The USSF and the players association are embroiled in a contract dispute that could jeopardize American hopes of qualifying for the 2006 World Cup. The players, who have been without a collective bargaining agreement for two years, declined to report to training camp in December. The USSF postponed the start of another camp this month, as well as a pair of international exhibitions, while negotiations continued.
The USSF has set a Feb. 1 deadline to reach an agreement before it would commit to sending a replacement team to Trinidad and Tobago for the Feb. 9 match -- the first of 10 qualifiers over the next nine months. The Americans are heavily favored to earn one of the region's three automatic berths in the World Cup, but the absence of their top players from MLS and European leagues would make it much more difficult.
"This is our team moving forward," USSF Secretary General Dan Flynn said in a telephone interview from Chicago. "We had to keep clicking through names, but we've got our team. We're confident we can compete for a spot in the World Cup."
Because of the impasse, the USSF could only invite players who have never played for the senior national team or been invited to a training camp.
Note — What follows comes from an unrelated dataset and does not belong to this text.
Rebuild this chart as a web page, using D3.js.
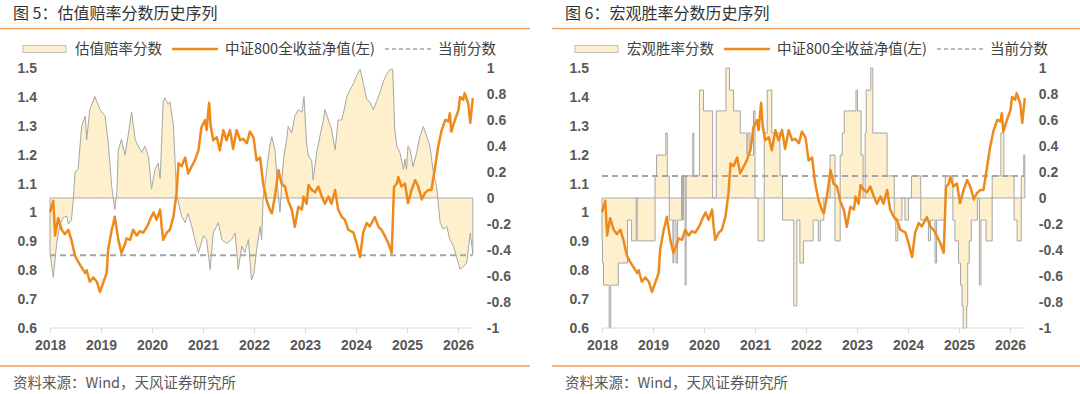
<!DOCTYPE html>
<html>
<head>
<meta charset="utf-8">
<script src="https://cdn.jsdelivr.net/npm/d3@7"></script>
<style>
  body { margin: 0; background: #fff; }
  svg text { font-family: "Noto Sans CJK SC", "Noto Sans", sans-serif; }
  .num text, text.num { font-family: "Liberation Sans", Arial, sans-serif; font-weight: bold; font-size: 14px; fill: #595959; }
</style>
</head>
<body>
<div id="chart-area"></div>
<script>
// ---- data ----
const yearTicks = [2018, 2019, 2020, 2021, 2022, 2023, 2024, 2025, 2026];
const leftTicks = [0.6, 0.7, 0.8, 0.9, 1.0, 1.1, 1.2, 1.3, 1.4, 1.5];
const rightTicks = [-1, -0.8, -0.6, -0.4, -0.2, 0, 0.2, 0.4, 0.6, 0.8, 1];

// CSI 800 total return NAV (left axis), decimal years
const navYears = [
  2018.00, 2018.065, 2018.10, 2018.16, 2018.23, 2018.29, 2018.36, 2018.42, 2018.49, 2018.55, 2018.62, 2018.69, 2018.72, 2018.78, 2018.85, 2018.92, 2018.98,
  2019.04, 2019.11, 2019.14, 2019.21, 2019.24, 2019.27, 2019.34, 2019.40, 2019.47, 2019.50, 2019.57, 2019.63, 2019.70, 2019.76, 2019.83, 2019.90, 2019.96,
  2020.03, 2020.09, 2020.16, 2020.19, 2020.22, 2020.29, 2020.35, 2020.42, 2020.48, 2020.52, 2020.58, 2020.65, 2020.71, 2020.78, 2020.84, 2020.91, 2020.97,
  2021.04, 2021.07, 2021.12, 2021.15, 2021.20, 2021.27, 2021.33, 2021.40, 2021.46, 2021.53, 2021.59, 2021.66, 2021.73, 2021.79, 2021.86, 2021.92, 2021.99,
  2022.05, 2022.12, 2022.18, 2022.25, 2022.31, 2022.35, 2022.41, 2022.48, 2022.54, 2022.61, 2022.67, 2022.74, 2022.80, 2022.87, 2022.94, 2022.97,
  2023.03, 2023.07, 2023.13, 2023.20, 2023.26, 2023.33, 2023.39, 2023.46, 2023.52, 2023.59, 2023.65, 2023.72, 2023.78, 2023.85, 2023.95,
  2024.01, 2024.08, 2024.14, 2024.21, 2024.27, 2024.37, 2024.44, 2024.50, 2024.57, 2024.63, 2024.70, 2024.745, 2024.80, 2024.83, 2024.89, 2024.96,
  2025.02, 2025.09, 2025.16, 2025.22, 2025.29, 2025.35, 2025.42, 2025.48, 2025.55, 2025.61, 2025.68, 2025.75, 2025.81, 2025.84, 2025.87, 2025.94,
  2026.01, 2026.04, 2026.10, 2026.13, 2026.20, 2026.24, 2026.29
];
const navValues = [
  1.00, 1.04, 0.92, 0.98, 0.94, 0.925, 0.94, 0.905, 0.85, 0.83, 0.81, 0.79, 0.80, 0.76, 0.775, 0.76, 0.725,
  0.755, 0.79, 0.87, 0.94, 0.96, 0.985, 0.905, 0.86, 0.89, 0.91, 0.905, 0.94, 0.92, 0.935, 0.93, 0.95, 0.975,
  1.00, 0.975, 1.01, 0.95, 0.905, 0.93, 0.94, 0.985, 1.065, 1.17, 1.16, 1.19, 1.135, 1.16, 1.18, 1.215, 1.295,
  1.32, 1.285, 1.38, 1.30, 1.25, 1.26, 1.215, 1.285, 1.25, 1.285, 1.22, 1.285, 1.25, 1.255, 1.24, 1.28, 1.26,
  1.18, 1.19, 1.10, 1.04, 1.01, 0.997, 1.055, 1.147, 1.10, 1.089, 1.04, 1.01, 0.95, 1.02, 1.01, 1.055,
  1.03, 1.095, 1.078, 1.07, 1.09, 1.055, 1.03, 1.055, 1.03, 1.078, 1.01, 0.985, 0.975, 0.94, 0.93,
  0.895, 0.846, 0.93, 0.963, 0.952, 0.984, 0.95, 0.94, 0.917, 0.895, 0.86, 1.088, 1.10, 1.123, 1.09, 1.10,
  1.032, 1.078, 1.112, 1.09, 1.045, 1.067, 1.078, 1.078, 1.157, 1.227, 1.285, 1.32, 1.315, 1.343, 1.28, 1.32,
  1.355, 1.40, 1.39, 1.413, 1.378, 1.31, 1.396
];

// valuation odds score (right axis)
const valYears = [
  2018.00, 2018.065, 2018.13, 2018.20, 2018.26, 2018.33, 2018.36, 2018.42, 2018.46, 2018.49, 2018.55, 2018.62, 2018.69, 2018.72, 2018.78, 2018.88, 2018.98,
  2019.08, 2019.14, 2019.21, 2019.27, 2019.31, 2019.34, 2019.40, 2019.47, 2019.54, 2019.60, 2019.67, 2019.73, 2019.80, 2019.86, 2019.93, 2019.99,
  2020.06, 2020.12, 2020.16, 2020.22, 2020.25, 2020.32, 2020.35, 2020.42, 2020.48, 2020.52, 2020.58, 2020.65, 2020.71, 2020.78, 2020.84, 2020.91,
  2021.01, 2021.07, 2021.14, 2021.20, 2021.30, 2021.37, 2021.46, 2021.56, 2021.63, 2021.69, 2021.76, 2021.82, 2021.89, 2021.95,
  2022.00, 2022.05, 2022.12, 2022.15, 2022.18, 2022.25, 2022.31, 2022.35, 2022.41, 2022.48, 2022.51, 2022.54, 2022.58, 2022.64, 2022.67, 2022.74, 2022.80, 2022.87, 2022.94, 2022.98,
  2023.03, 2023.07, 2023.13, 2023.16, 2023.23, 2023.29, 2023.36, 2023.39, 2023.46, 2023.52, 2023.59, 2023.65, 2023.72, 2023.78, 2023.82, 2023.88, 2023.95,
  2024.01, 2024.08, 2024.14, 2024.21, 2024.27, 2024.34, 2024.40, 2024.47, 2024.53, 2024.60, 2024.67, 2024.72, 2024.76, 2024.80, 2024.86, 2024.93, 2024.96, 2024.99,
  2025.02, 2025.06, 2025.12, 2025.19, 2025.25, 2025.32, 2025.39, 2025.45, 2025.52, 2025.58, 2025.65, 2025.71, 2025.78, 2025.84, 2025.91, 2025.97,
  2026.04, 2026.10, 2026.17, 2026.24, 2026.29
];
const valScores = [
  -0.42, -0.61, -0.35, -0.2, -0.15, -0.14, -0.2, -0.17, 0.0, 0.2, 0.22, 0.55, 0.63, 0.45, 0.68, 0.78, 0.68,
  0.63, 0.43, 0.09, -0.09, 0.04, 0.37, 0.45, 0.33, 0.5, 0.66, 0.45, 0.40, 0.35, 0.40, 0.32, 0.07,
  0.22, 0.27, 0.15, 0.74, 0.77, 0.72, 0.74, 0.56, 0.04, -0.04, -0.14, -0.19, -0.12, -0.22, -0.32, -0.42,
  -0.29, -0.32, -0.55, -0.27, -0.19, -0.32, -0.35, -0.32, -0.27, -0.55, -0.37, -0.42, -0.32, -0.63,
  -0.58, -0.4, -0.22, -0.32, 0.0, 0.22, 0.40, 0.47, 0.37, 0.0, -0.11, 0.09, 0.3, 0.45, 0.55, 0.5, 0.63, 0.68, 0.66, 0.78,
  0.42, 0.32, 0.29, 0.14, 0.35, 0.47, 0.6, 0.68, 0.6, 0.53, 0.37, 0.6, 0.6, 0.7, 0.78, 0.83, 0.88,
  0.94, 0.99, 0.89, 0.76, 0.74, 0.68, 0.74, 0.81, 0.89, 0.95, 0.99, 0.99, 0.53, 0.4, 0.35, 0.22, 0.3, 0.22,
  0.4, 0.37, 0.24, 0.35, 0.47, 0.55, 0.47, 0.4, 0.19, 0.09, -0.19, -0.24, -0.22, -0.32, -0.37, -0.45,
  -0.55, -0.53, -0.50, -0.27, -0.43
];
const valCurrent = -0.44;

// macro win-rate score (right axis), step changes
const macroYears = [
  2018.00, 2018.01, 2018.03, 2018.14, 2018.17, 2018.32, 2018.50, 2018.58, 2018.67, 2018.69,
  2019.04, 2019.07, 2019.25, 2019.28, 2019.32, 2019.39, 2019.41, 2019.45, 2019.48, 2019.56, 2019.58, 2019.60, 2019.63, 2019.65, 2019.78, 2019.80, 2019.91, 2019.99,
  2020.17, 2020.24, 2020.43, 2020.50, 2020.58, 2020.71, 2020.84, 2020.86, 2020.90, 2020.97,
  2021.00, 2021.06, 2021.18, 2021.24, 2021.33, 2021.49, 2021.54, 2021.76, 2021.82, 2021.88, 2021.95,
  2022.14, 2022.24, 2022.28, 2022.35, 2022.47, 2022.57, 2022.67, 2022.71, 2022.75, 2022.98,
  2023.01, 2023.08, 2023.12, 2023.16, 2023.18, 2023.27, 2023.31, 2023.59, 2023.73, 2023.76, 2023.80, 2023.88, 2023.94,
  2024.01, 2024.07, 2024.25, 2024.40, 2024.44, 2024.53, 2024.56, 2024.73, 2024.88, 2024.92, 2024.99,
  2025.03, 2025.06, 2025.08, 2025.15, 2025.17, 2025.20, 2025.24, 2025.36, 2025.40, 2025.43, 2025.53, 2025.65, 2025.82, 2025.88,
  2026.08, 2026.14, 2026.22, 2026.27, 2026.29
];
const macroScores = [
  -0.33, -0.5, -0.67, -1, -0.67, -0.5, -0.17, -0.33, 0, -0.33,
  0.17, 0.33, 0.5, 0.17, -0.17, -0.5, -0.17, -0.5, -0.17, 0.17, -0.17, 0.17, -0.67, 0.17, 0.5, 0.17, 0.83, 0.67,
  0, 0.67, 1, 0.83, 0.67, 0.5, 0.33, 0.5, 0.33, 0.67,
  0, -0.33, 0.5, 0.83, 0.5, 0.17, -0.17, -0.83, -0.17, -0.5, -0.33,
  -0.17, -0.33, -0.17, 0, 0.33, -0.33, 0.33, 0.5, 0.67, 0.83,
  0.67, 0.33, 0, 0.5, 0.83, 1, 0.5, 0.17, -0.17, -0.33, -0.17, 0, -0.17,
  0, 0.17, -0.17, -0.33, -0.17, -0.5, -0.17, 0.17, -0.17, -0.33, -0.5,
  -0.67, -0.83, -1, -0.83, -0.5, -0.33, -0.17, 0, -0.67, -0.17, -0.33, 0.17, 0.5, 0.17,
  -0.17, -0.33, 0.17, 0.33, 0.33
];
const macroCurrent = 0.17;

// ---- drawing ----
const W = 1080, H = 394;
const orange = "#EE8A1C";
const ruleColor = "#F2A25C";

const svg = d3.select("#chart-area")
  .append("svg")
  .attr("width", W)
  .attr("height", H)
  .style("background", "#fff");

const navData = navYears.map((yr, i) => [yr, navValues[i]]);

function drawPanel(ox, ruleStart, ruleEnd, title, scoreName, scoreData, current, step) {
  const g = svg.append("g");

  // scales: right axis 0 lines up with 1.05 on the left
  const x = d3.scaleLinear().domain([2018, 2026.29]).range([ox + 50, ox + 472.8]);
  const yL = d3.scaleLinear().domain([0.6, 1.5]).range([328, 68]);
  const yR = d3.scaleLinear().domain([-1, 1]).range([328, 68]);

  // title + rules
  g.append("text").attr("x", ox + 13).attr("y", 19)
    .attr("font-size", 16).attr("fill", "#333").text(title);
  g.append("line").attr("x1", ruleStart).attr("x2", ruleEnd).attr("y1", 28.5).attr("y2", 28.5)
    .attr("stroke", ruleColor).attr("stroke-width", 1.3);
  g.append("line").attr("x1", ruleStart).attr("x2", ruleEnd).attr("y1", 366).attr("y2", 366)
    .attr("stroke", ruleColor).attr("stroke-width", 1.3);
  g.append("text").attr("x", ox + 13).attr("y", 388)
    .attr("font-size", 14.5).attr("fill", "#595959").text("资料来源：Wind，天风证券研究所");

  // legend
  const ly = 49;
  g.append("rect").attr("x", ox + 23).attr("y", ly - 3.5).attr("width", 43).attr("height", 7)
    .attr("fill", "#FEF0CD").attr("stroke", "#BFBFBF").attr("stroke-width", 1);
  g.append("text").attr("x", ox + 75).attr("y", ly).attr("dy", "0.35em")
    .attr("font-size", 14.5).attr("fill", "#404040").text(scoreName);
  g.append("line").attr("x1", ox + 172).attr("x2", ox + 218).attr("y1", ly).attr("y2", ly)
    .attr("stroke", orange).attr("stroke-width", 2.5);
  g.append("text").attr("x", ox + 225).attr("y", ly).attr("dy", "0.35em")
    .attr("font-size", 14.5).attr("fill", "#404040").text("中证800全收益净值(左)");
  g.append("line").attr("x1", ox + 385).attr("x2", ox + 433).attr("y1", ly).attr("y2", ly)
    .attr("stroke", "#A6A6A6").attr("stroke-width", 1.6).attr("stroke-dasharray", "4,3");
  g.append("text").attr("x", ox + 438).attr("y", ly).attr("dy", "0.35em")
    .attr("font-size", 14.5).attr("fill", "#404040").text("当前分数");

  // score area
  const area = d3.area()
    .x(d => x(d[0]))
    .y0(yR(0))
    .y1(d => yR(d[1]))
    .curve(step ? d3.curveStepAfter : d3.curveLinear);
  g.append("path").datum(scoreData)
    .attr("d", area)
    .attr("fill", "#FEF0CD")
    .attr("stroke", "#A6A6A6")
    .attr("stroke-width", 1);

  // current score
  g.append("line")
    .attr("x1", x(2018)).attr("x2", x(2026.29))
    .attr("y1", yR(current)).attr("y2", yR(current))
    .attr("stroke", "#A6A6A6").attr("stroke-width", 2).attr("stroke-dasharray", "6,4");

  // NAV line
  const line = d3.line().x(d => x(d[0])).y(d => yL(d[1]));
  g.append("path").datum(navData)
    .attr("d", line)
    .attr("fill", "none")
    .attr("stroke", orange)
    .attr("stroke-width", 2.5)
    .attr("stroke-linejoin", "round");

  // axes
  const fmt = d => String(+d.toFixed(1));
  const xAxis = g.append("g").attr("class", "num")
    .attr("transform", `translate(0,328)`)
    .call(d3.axisBottom(x).tickValues(yearTicks).tickFormat(d3.format("d")).tickSize(5).tickPadding(7));
  xAxis.select(".domain").attr("stroke", "#D9D9D9").attr("d", `M${x(2018)},0H${x(2026.29)}`);
  xAxis.selectAll(".tick line").attr("stroke", "#D9D9D9");

  const lAxis = g.append("g").attr("class", "num")
    .attr("transform", `translate(${ox + 50},0)`)
    .call(d3.axisLeft(yL).tickValues(leftTicks).tickFormat(fmt).tickSize(0).tickPadding(13));
  lAxis.select(".domain").remove();

  const rAxis = g.append("g").attr("class", "num")
    .attr("transform", `translate(${ox + 472.8},0)`)
    .call(d3.axisRight(yR).tickValues(rightTicks).tickFormat(fmt).tickSize(0).tickPadding(14));
  rAxis.select(".domain").remove();
  g.selectAll(".num text").attr("fill", "#595959");
}

const valData = valYears.map((yr, i) => [yr, valScores[i]]);
const macroData = macroYears.map((yr, i) => [yr, macroScores[i]]);

drawPanel(0, 0, 530, "图 5：估值赔率分数历史序列", "估值赔率分数", valData, valCurrent, false);
drawPanel(552, 552, 1080, "图 6：宏观胜率分数历史序列", "宏观胜率分数", macroData, macroCurrent, true);
</script>
</body>
</html>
In a show of solidarity with the U.S. veterans, many young MLS players, including D.C. United's Brian Carroll, Bryan Namoff and Troy Perkins, turned down invitations last week.
Sources said Arena met with several USL coaches and general managers during the National Soccer Coaches Association of America convention in Baltimore last week to build a roster. USL spokesman Gerald Barnhart referred questions about the replacement players to the USSF.
"It's a chance of a lifetime for these guys," one USL team official said, requesting anonymity to avoid upsetting the USSF. "They've really got nothing to lose."
The replacement players will be paid the amount that the USSF has offered in talks with the union, Flynn said.
Players' association chief Mark Levinstein said he didn't want to comment on the opening of training camp with the replacement players. He did say both sides were trying to schedule new talks soon.
The sides appeared close to a deal last week, but Flynn said the union's request for an advance payment of $200,000 helped kill it. Levinstein disputed that claim, saying: "They're so funny. It was not like that at all."